Ele era tão bom para mim, nem me batia, por Mariliz Pereira Jorge

20 de outubro, 2016

Ele não gostava que eu passasse batom escuro, nem unha vermelha. Parei de usar as roupas que gostava e só me vestia do jeito que ele queria. Mas eu tinha que ficar bonita para ele, não para os outros ou para mim. É o que ele dizia. Ele era muito bom para mim. Nem me batia.

(Folha de S.Paulo, 20/10/2016 – acesse no site de origem)

No começo do relacionamento ele era muito carinhoso, aos poucos foi ficando agressivo. Ele gritava por qualquer motivo, me assustava, às vezes eu tinha medo. Mas ele era tão bom comigo, nem me batia.

Eu era uma mulher confiante e bem resolvida, mas ele me fez perceber que, na verdade, eu era desastrada, não sabia fazer as coisas direito e era incapaz de cuidar da minha vida sozinha. Tão bom alguém para cuidar da gente. Ele era muito bom para mim, nem me batia.

Uma vez ele jogou os pratos na parede porque eu tinha colocado sal demais na comida. Ele tinha pedido lasanha, mas acabei fazendo bife à milanesa. Não custava ter feito o que ele havia pedido e prestar mais atenção na hora de temperar a comida. Que burra, eu. Logo com ele que era tão bom comigo. Nem me batia.

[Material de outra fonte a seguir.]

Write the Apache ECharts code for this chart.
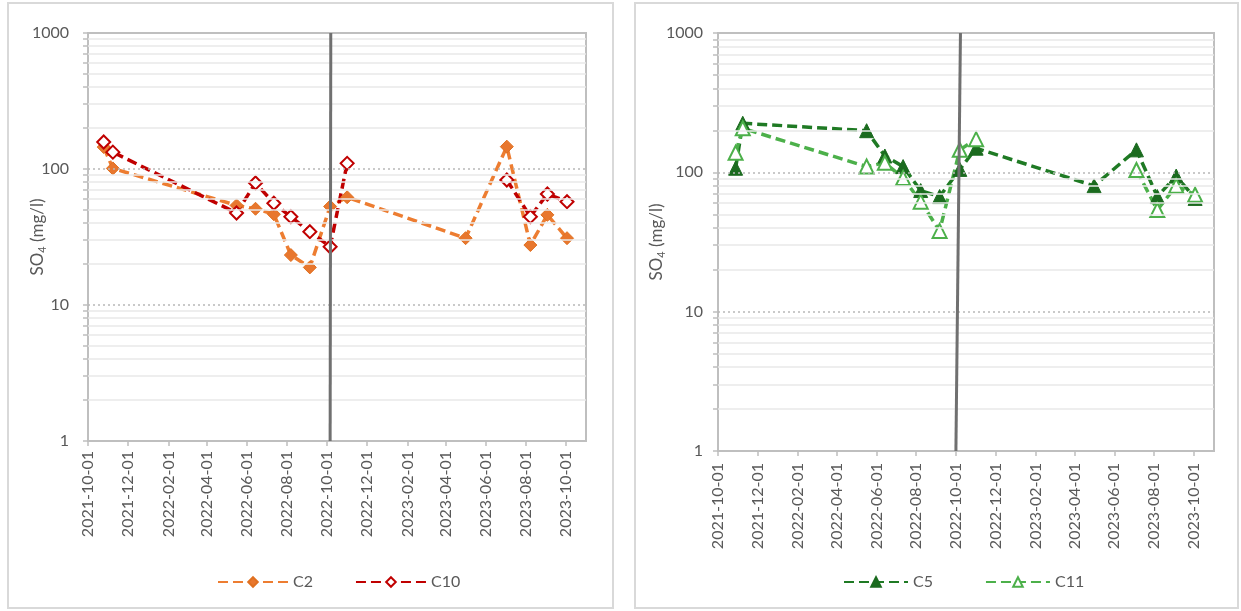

A gente discutia muito, mas no meio das brigas ele me deixava confusa e, então, eu percebia que tudo era minha culpa. E ele ainda me perdoava. Um homem que perdoa é um bom homem. E nem me batia.

Fui promovida com salário maior, carro e bônus, mas ele me fez perceber como eu trabalharia mais, como a empresa queria, na verdade, me explorar, eu teria que viajar e abrir mão de passar mais tempo com ele. Se não fosse ele, eu teria sido consumida pelo trabalho. Acabei pedindo demissão. Tão preocupado com o meu bem-estar. E ele nem me batia.

Ele não atendia o celular, desaparecia, eu nunca sabia onde ele estava, nem com quem. No começo eu perguntava, a gente discutia, mas ele ficava muito nervoso, jogava as coisas no chão, então, passei a fazer de conta que não sentia perfume de mulher nas roupas dele. Ele dizia que me amava. E ele nem me batia.

Tentei me separar muitas vezes, mas ele dizia que se suicidaria, que não podia viver sem mim. Eu me sentia culpada e desistia. Imagine um homem que se mataria por causa do seu amor. Ele era muito bom pra mim. E nem me batia.

Ele tinha todas as minhas senhas. Mas parei de usar as redes sociais, uma bobagem aquilo lá. Ele implicava com os likes dos amigos. Eu me estressava com os comentários das mulheres no perfil dele. Ele também não gostava que eu postasse nossas fotos, dizia que despertava inveja. Tão cuidadoso com o nosso relacionamento. E nem me batia.

Ele cuidava nas minhas contas, nunca fui boa com números, não sabia quanto dinheiro tinha. Ele controlava meu salário, meu cartão de crédito, não deixava que eu gastasse muito. Descobri que meu nome estava no Serasa porque ele usou meu cartão para umas compras e não tinha pago. Mas ele fez um empréstimo em meu nome, claro, e resolveu tudo. Como eu poderia reclamar de um homem desse? E nem me batia.

Eu parei de trabalhar porque ele queria que eu estivesse em casa sempre que ele chegasse do serviço. Queria que eu estivesse bonita, com o jantar pronto. Tem prova maior de amor do que um homem querer você só para ele? E ele nem me batia.

Ele sempre me comparava a outras mulheres. Mostrava como elas eram mais bonitas, mais gostosas, mais elegantes, mais inteligentes, mais espertas. Era um estímulo para que eu tentasse ser melhor a cada dia. Nunca era o suficiente. Mas eu sei que era para o meu bem. E ele nem me batia.

Eu parei de ver meus amigos e mal conseguia encontrar meus familiares porque ele estava sempre ocupado, nunca tinha tempo, a vida tinha outras prioridades. Por que não ia sozinha? Ahhh porque sentiria falta dele. Ele me disse que eu não me divertiria sozinha. Isso é muito amor, não é mesmo? Ele era assim, e nem me batia.

Eu me sentia triste, desvalorizada, feia, maltratada, desrespeitada, enganada, insegura. Mas relacionamentos são assim, difíceis. E ele dizia que me amava. E ele nem me batia. Até que percebi aos poucos que vivia uma relação doentia e abusiva, e enxerguei como estava inteira machucada por dentro, sem nunca ter levado uma única porrada.